Nanomechanical investigation of the interplay between pore morphology and crack orientation of amorphous silica

Abstract

Porous amorphous silica (a-SiO2) is of both fundamental and practical interests, as they exhibit a large specific surface area and tunable porous network. However, the brittle nature of a-SiO2 and the presence of pre-existing cracks at both micro- and nano-scales lead to complex mechanical behavior. In this study, we systematically investigate the effects of pre-existing crack and its orientation on the mechanical properties of a-SiO2 with varying pore shapes using reactive molecular dynamics simulations. We demonstrate that pore shape will primarily influence the Young’s modulus (E) and critical energy release rate (GIC).
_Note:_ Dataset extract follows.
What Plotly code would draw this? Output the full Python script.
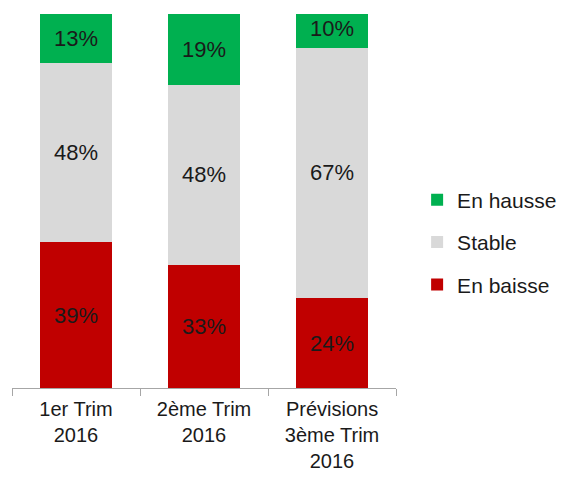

We further investigate the impact of pore shape and crack orientation by local characterization of the structural parameters. By defining the high stress and inter-mediate regions, the overall mechanical properties are found to be greatly influenced by the pore shape which can be reflected through the spatial distribution of von Mises stress. Overall, GIC is found to increase with the increase of ligament length (also known as pore wall thickness). Meanwhile, the effect of the pre-existing crack on the crack propagation process is confirmed by analyzing the density distribution evolution. These results highlight the interplay between pore morphology and crack orientation in controlling the fracture behaviors in brittle porous materials.